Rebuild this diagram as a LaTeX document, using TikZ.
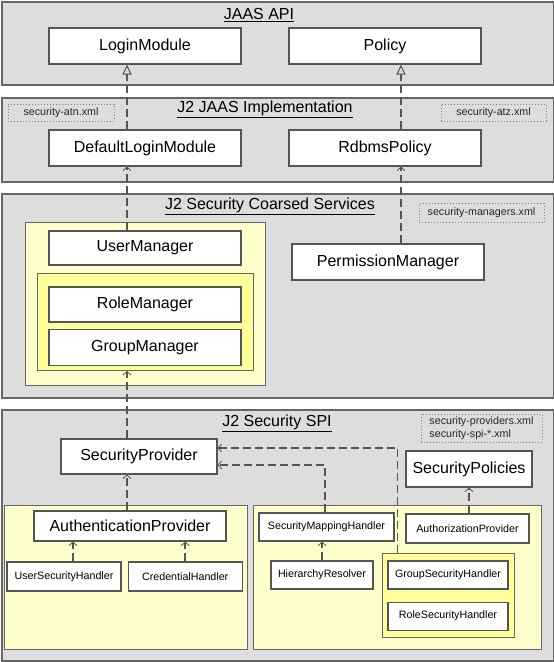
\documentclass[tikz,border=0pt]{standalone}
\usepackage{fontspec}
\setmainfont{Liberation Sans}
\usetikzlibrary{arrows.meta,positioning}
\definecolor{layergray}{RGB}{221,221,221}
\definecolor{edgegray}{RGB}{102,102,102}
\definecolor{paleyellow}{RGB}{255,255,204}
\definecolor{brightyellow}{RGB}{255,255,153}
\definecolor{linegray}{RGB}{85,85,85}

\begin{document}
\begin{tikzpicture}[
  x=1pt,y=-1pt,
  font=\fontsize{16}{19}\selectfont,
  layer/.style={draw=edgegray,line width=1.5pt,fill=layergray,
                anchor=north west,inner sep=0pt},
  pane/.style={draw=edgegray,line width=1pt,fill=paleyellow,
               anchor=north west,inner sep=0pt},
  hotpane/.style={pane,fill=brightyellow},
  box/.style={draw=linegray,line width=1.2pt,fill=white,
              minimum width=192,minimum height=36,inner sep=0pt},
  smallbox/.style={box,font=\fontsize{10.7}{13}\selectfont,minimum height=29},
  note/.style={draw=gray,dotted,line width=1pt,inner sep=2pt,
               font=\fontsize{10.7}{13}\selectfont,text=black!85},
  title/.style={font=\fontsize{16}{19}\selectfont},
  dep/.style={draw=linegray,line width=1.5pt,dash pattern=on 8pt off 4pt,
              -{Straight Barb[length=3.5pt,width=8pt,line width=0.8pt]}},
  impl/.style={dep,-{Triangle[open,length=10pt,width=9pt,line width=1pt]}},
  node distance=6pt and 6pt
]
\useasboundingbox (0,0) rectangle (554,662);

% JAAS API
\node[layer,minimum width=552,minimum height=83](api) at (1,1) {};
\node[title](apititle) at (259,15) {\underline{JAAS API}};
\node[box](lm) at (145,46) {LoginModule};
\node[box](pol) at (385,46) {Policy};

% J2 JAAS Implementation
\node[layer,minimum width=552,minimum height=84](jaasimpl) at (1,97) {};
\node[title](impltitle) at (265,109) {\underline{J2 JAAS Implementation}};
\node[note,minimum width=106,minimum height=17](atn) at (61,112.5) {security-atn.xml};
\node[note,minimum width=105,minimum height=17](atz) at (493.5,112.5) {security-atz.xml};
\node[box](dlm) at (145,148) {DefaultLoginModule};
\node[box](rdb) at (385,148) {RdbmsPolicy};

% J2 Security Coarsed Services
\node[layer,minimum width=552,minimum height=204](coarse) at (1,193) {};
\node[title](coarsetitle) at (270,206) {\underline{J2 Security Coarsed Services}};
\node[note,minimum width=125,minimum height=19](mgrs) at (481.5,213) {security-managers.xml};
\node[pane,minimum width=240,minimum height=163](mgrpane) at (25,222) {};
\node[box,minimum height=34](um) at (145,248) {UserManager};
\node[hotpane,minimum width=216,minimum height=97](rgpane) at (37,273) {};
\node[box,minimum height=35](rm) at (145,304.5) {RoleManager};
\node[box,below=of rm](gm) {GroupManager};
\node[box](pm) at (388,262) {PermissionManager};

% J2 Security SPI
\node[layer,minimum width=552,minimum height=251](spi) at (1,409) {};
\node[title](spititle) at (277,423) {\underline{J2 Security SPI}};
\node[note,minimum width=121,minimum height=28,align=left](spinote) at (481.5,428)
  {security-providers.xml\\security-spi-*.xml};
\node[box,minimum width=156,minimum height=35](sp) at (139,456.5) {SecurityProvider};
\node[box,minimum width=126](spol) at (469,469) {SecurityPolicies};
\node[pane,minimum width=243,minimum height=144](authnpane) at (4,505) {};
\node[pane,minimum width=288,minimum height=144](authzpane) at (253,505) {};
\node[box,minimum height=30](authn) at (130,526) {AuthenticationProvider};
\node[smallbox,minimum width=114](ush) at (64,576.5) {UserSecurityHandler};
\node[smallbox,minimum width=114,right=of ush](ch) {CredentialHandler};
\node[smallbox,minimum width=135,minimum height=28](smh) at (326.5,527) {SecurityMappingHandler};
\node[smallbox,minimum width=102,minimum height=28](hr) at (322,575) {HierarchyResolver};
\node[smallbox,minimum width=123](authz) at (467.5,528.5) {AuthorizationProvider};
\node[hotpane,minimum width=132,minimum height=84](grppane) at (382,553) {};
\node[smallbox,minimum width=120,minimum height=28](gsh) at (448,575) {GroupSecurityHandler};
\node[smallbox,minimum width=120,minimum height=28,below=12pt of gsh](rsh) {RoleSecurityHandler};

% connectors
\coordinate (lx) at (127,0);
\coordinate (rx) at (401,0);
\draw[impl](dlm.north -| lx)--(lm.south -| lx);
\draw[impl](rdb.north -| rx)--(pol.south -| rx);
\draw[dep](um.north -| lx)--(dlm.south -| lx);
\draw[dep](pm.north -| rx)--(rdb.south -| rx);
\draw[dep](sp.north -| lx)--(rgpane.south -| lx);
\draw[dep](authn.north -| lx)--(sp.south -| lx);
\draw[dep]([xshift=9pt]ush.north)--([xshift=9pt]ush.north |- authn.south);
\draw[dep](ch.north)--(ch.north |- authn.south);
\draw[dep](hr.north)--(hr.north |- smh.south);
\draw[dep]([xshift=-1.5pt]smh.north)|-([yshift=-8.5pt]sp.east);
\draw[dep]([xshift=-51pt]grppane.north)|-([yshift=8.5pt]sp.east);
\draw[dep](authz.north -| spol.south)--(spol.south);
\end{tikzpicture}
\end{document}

◆ **The problem**
Quote the material in full and exactly; do not carry over its pictures.

◆ **Problem solution**
Rebuild this diagram as a LaTeX document, using TikZ.
\documentclass[tikz,border=0pt]{standalone}
\usepackage{fontspec}
\setmainfont{Liberation Sans}
\usetikzlibrary{arrows.meta,positioning}
\definecolor{layergray}{RGB}{221,221,221}
\definecolor{edgegray}{RGB}{102,102,102}
\definecolor{paleyellow}{RGB}{255,255,204}
\definecolor{brightyellow}{RGB}{255,255,153}
\definecolor{linegray}{RGB}{85,85,85}

\begin{document}
\begin{tikzpicture}[
  x=1pt,y=-1pt,
  font=\fontsize{16}{19}\selectfont,
  layer/.style={draw=edgegray,line width=1.5pt,fill=layergray,
                anchor=north west,inner sep=0pt},
  pane/.style={draw=edgegray,line width=1pt,fill=paleyellow,
               anchor=north west,inner sep=0pt},
  hotpane/.style={pane,fill=brightyellow},
  box/.style={draw=linegray,line width=1.2pt,fill=white,
              minimum width=192,minimum height=36,inner sep=0pt},
  smallbox/.style={box,font=\fontsize{10.7}{13}\selectfont,minimum height=29},
  note/.style={draw=gray,dotted,line width=1pt,inner sep=2pt,
               font=\fontsize{10.7}{13}\selectfont,text=black!85},
  title/.style={font=\fontsize{16}{19}\selectfont},
  dep/.style={draw=linegray,line width=1.5pt,dash pattern=on 8pt off 4pt,
              -{Straight Barb[length=3.5pt,width=8pt,line width=0.8pt]}},
  impl/.style={dep,-{Triangle[open,length=10pt,width=9pt,line width=1pt]}},
  node distance=6pt and 6pt
]
\useasboundingbox (0,0) rectangle (554,662);

% JAAS API
\node[layer,minimum width=552,minimum height=83](api) at (1,1) {};
\node[title](apititle) at (259,15) {\underline{JAAS API}};
\node[box](lm) at (145,46) {LoginModule};
\node[box](pol) at (385,46) {Policy};

% J2 JAAS Implementation
\node[layer,minimum width=552,minimum height=84](jaasimpl) at (1,97) {};
\node[title](impltitle) at (265,109) {\underline{J2 JAAS Implementation}};
\node[note,minimum width=106,minimum height=17](atn) at (61,112.5) {security-atn.xml};
\node[note,minimum width=105,minimum height=17](atz) at (493.5,112.5) {security-atz.xml};
\node[box](dlm) at (145,148) {DefaultLoginModule};
\node[box](rdb) at (385,148) {RdbmsPolicy};

% J2 Security Coarsed Services
\node[layer,minimum width=552,minimum height=204](coarse) at (1,193) {};
\node[title](coarsetitle) at (270,206) {\underline{J2 Security Coarsed Services}};
\node[note,minimum width=125,minimum height=19](mgrs) at (481.5,213) {security-managers.xml};
\node[pane,minimum width=240,minimum height=163](mgrpane) at (25,222) {};
\node[box,minimum height=34](um) at (145,248) {UserManager};
\node[hotpane,minimum width=216,minimum height=97](rgpane) at (37,273) {};
\node[box,minimum height=35](rm) at (145,304.5) {RoleManager};
\node[box,below=of rm](gm) {GroupManager};
\node[box](pm) at (388,262) {PermissionManager};

% J2 Security SPI
\node[layer,minimum width=552,minimum height=251](spi) at (1,409) {};
\node[title](spititle) at (277,423) {\underline{J2 Security SPI}};
\node[note,minimum width=121,minimum height=28,align=left](spinote) at (481.5,428)
  {security-providers.xml\\security-spi-*.xml};
\node[box,minimum width=156,minimum height=35](sp) at (139,456.5) {SecurityProvider};
\node[box,minimum width=126](spol) at (469,469) {SecurityPolicies};
\node[pane,minimum width=243,minimum height=144](authnpane) at (4,505) {};
\node[pane,minimum width=288,minimum height=144](authzpane) at (253,505) {};
\node[box,minimum height=30](authn) at (130,526) {AuthenticationProvider};
\node[smallbox,minimum width=114](ush) at (64,576.5) {UserSecurityHandler};
\node[smallbox,minimum width=114,right=of ush](ch) {CredentialHandler};
\node[smallbox,minimum width=135,minimum height=28](smh) at (326.5,527) {SecurityMappingHandler};
\node[smallbox,minimum width=102,minimum height=28](hr) at (322,575) {HierarchyResolver};
\node[smallbox,minimum width=123](authz) at (467.5,528.5) {AuthorizationProvider};
\node[hotpane,minimum width=132,minimum height=84](grppane) at (382,553) {};
\node[smallbox,minimum width=120,minimum height=28](gsh) at (448,575) {GroupSecurityHandler};
\node[smallbox,minimum width=120,minimum height=28,below=12pt of gsh](rsh) {RoleSecurityHandler};

% connectors
\coordinate (lx) at (127,0);
\coordinate (rx) at (401,0);
\draw[impl](dlm.north -| lx)--(lm.south -| lx);
\draw[impl](rdb.north -| rx)--(pol.south -| rx);
\draw[dep](um.north -| lx)--(dlm.south -| lx);
\draw[dep](pm.north -| rx)--(rdb.south -| rx);
\draw[dep](sp.north -| lx)--(rgpane.south -| lx);
\draw[dep](authn.north -| lx)--(sp.south -| lx);
\draw[dep]([xshift=9pt]ush.north)--([xshift=9pt]ush.north |- authn.south);
\draw[dep](ch.north)--(ch.north |- authn.south);
\draw[dep](hr.north)--(hr.north |- smh.south);
\draw[dep]([xshift=-1.5pt]smh.north)|-([yshift=-8.5pt]sp.east);
\draw[dep]([xshift=-51pt]grppane.north)|-([yshift=8.5pt]sp.east);
\draw[dep](authz.north -| spol.south)--(spol.south);
\end{tikzpicture}
\end{document}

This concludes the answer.